Policy Finetuning: Bridging Sample-Efficient Offline and Online Reinforcement Learning

Recent theoretical work studies sample-efficient reinforcement learning (RL) extensively in two settings: learning interactively in the environment (online RL), or learning from an offline dataset (offline RL). However, existing algorithms and theories for learning near-optimal policies in these two settings are rather different and disconnected. Towards bridging this gap, this paper initiates the theoretical study of policy finetuning, that is, online RL where the learner has additional access to a "reference policy" $\mu$ close to the optimal policy $\pi_\star$ in a certain sense. We consider the policy finetuning problem in episodic Markov Decision Processes (MDPs) with $S$ states, $A$ actions, and horizon length $H$. We first design a sharp offline reduction algorithm -- which simply executes $\mu$ and runs offline policy optimization on the collected dataset -- that finds an $\varepsilon$ near-optimal policy within $\widetilde{O}(H^3SC^\star/\varepsilon^2)$ episodes, where $C^\star$ is the single-policy concentrability coefficient between $\mu$ and $\pi_\star$. This offline result is the first that matches the sample complexity lower bound in this setting, and resolves a recent open question in offline RL. We then establish an $\Omega(H^3S\min\{C^\star, A\}/\varepsilon^2)$ sample complexity lower bound for any policy finetuning algorithm, including those that can adaptively explore the environment.
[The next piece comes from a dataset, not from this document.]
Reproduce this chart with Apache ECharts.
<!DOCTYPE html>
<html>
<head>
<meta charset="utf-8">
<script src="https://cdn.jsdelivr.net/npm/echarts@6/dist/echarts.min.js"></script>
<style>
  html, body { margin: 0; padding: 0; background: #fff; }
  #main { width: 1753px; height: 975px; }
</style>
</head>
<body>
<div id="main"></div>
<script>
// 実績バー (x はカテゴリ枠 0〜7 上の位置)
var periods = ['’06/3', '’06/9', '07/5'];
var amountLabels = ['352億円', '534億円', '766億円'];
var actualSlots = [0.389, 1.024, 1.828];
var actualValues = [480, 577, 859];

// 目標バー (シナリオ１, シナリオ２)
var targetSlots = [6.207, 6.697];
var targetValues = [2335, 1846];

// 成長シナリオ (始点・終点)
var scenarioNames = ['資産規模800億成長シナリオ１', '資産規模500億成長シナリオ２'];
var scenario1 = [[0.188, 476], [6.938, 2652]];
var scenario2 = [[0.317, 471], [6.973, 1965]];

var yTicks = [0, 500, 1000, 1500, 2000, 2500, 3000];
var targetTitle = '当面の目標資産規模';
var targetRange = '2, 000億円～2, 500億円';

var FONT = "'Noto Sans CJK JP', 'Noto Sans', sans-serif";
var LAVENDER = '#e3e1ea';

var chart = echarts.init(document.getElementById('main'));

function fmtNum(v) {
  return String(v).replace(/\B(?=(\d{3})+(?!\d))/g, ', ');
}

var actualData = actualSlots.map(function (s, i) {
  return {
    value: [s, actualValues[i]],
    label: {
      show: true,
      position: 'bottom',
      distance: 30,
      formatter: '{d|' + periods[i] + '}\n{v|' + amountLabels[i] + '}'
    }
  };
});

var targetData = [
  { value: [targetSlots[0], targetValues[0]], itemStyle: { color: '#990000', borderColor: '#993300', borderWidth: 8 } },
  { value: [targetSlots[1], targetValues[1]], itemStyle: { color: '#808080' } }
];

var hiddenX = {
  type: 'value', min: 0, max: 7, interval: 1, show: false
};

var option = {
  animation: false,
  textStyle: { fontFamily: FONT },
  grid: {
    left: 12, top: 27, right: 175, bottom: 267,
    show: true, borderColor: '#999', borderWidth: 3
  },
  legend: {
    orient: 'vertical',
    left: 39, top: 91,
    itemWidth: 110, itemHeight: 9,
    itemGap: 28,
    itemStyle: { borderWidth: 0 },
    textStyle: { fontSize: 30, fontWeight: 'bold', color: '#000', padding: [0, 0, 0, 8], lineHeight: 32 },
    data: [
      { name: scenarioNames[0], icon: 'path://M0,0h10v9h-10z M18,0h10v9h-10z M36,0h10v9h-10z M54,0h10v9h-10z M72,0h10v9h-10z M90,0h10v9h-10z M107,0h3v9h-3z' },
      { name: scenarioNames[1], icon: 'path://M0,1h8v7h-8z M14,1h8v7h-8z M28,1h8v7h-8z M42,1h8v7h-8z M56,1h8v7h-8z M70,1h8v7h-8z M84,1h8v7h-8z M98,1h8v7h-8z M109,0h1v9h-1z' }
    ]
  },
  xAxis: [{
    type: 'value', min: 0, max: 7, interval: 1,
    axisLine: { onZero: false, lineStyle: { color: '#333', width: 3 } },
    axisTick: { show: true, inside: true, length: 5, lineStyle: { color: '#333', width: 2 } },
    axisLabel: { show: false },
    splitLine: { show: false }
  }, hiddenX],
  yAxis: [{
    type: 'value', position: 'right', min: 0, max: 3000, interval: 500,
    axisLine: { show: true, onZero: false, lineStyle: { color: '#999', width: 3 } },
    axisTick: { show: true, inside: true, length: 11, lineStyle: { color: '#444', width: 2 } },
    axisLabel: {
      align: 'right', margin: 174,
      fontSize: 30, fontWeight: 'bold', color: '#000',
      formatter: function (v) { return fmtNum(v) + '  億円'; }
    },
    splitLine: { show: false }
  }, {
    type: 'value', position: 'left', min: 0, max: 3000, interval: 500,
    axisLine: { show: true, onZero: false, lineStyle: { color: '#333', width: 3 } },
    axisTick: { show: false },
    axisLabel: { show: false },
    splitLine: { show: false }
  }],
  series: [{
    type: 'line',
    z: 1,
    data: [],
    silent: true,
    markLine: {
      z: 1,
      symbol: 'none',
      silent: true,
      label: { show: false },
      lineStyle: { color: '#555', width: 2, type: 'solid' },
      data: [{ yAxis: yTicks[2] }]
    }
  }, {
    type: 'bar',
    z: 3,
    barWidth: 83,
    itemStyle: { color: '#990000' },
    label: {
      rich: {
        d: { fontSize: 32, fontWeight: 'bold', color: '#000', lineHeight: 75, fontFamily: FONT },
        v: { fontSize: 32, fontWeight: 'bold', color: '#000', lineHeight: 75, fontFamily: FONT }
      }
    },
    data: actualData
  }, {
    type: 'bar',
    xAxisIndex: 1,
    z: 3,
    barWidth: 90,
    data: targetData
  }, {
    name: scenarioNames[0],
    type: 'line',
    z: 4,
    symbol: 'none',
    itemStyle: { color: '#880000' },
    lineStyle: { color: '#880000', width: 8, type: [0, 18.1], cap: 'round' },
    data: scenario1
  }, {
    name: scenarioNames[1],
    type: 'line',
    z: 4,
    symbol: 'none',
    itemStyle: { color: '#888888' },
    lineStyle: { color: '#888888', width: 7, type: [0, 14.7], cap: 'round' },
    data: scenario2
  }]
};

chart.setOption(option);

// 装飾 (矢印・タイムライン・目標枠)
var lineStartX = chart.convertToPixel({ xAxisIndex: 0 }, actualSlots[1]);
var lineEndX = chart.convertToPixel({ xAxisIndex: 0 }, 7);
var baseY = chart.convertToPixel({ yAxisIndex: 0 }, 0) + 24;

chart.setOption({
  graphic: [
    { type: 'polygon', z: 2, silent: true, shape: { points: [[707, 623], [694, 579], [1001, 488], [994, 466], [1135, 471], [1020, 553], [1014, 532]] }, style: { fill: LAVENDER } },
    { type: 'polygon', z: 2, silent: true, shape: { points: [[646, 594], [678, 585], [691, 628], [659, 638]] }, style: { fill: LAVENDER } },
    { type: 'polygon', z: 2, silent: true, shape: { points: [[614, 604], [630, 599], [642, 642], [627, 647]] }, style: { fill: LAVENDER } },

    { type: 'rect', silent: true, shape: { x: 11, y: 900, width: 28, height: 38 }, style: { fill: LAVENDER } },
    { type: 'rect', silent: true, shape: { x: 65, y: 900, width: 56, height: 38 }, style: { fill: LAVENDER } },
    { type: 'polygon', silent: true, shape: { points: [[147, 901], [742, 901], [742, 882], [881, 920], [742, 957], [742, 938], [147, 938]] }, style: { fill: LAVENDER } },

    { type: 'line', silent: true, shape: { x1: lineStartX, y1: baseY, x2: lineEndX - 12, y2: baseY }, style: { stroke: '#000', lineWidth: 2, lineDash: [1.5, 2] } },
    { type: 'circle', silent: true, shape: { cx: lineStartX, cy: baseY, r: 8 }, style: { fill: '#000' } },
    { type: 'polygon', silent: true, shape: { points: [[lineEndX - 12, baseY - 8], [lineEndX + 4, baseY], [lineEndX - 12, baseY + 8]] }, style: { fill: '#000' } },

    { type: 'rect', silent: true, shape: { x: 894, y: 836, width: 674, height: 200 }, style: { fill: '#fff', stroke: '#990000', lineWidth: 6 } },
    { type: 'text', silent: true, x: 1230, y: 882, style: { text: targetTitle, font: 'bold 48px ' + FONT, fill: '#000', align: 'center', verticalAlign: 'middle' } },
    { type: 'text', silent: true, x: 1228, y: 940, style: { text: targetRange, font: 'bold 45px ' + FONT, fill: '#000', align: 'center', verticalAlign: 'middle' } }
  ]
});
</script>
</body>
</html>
This implies that -- perhaps surprisingly -- the optimal policy finetuning algorithm is either offline reduction or a purely online RL algorithm that does not use $\mu$. Finally, we design a new hybrid offline/online algorithm for policy finetuning that achieves better sample complexity than both vanilla offline reduction and purely online RL algorithms, in a relaxed setting where $\mu$ only satisfies concentrability partially up to a certain time step.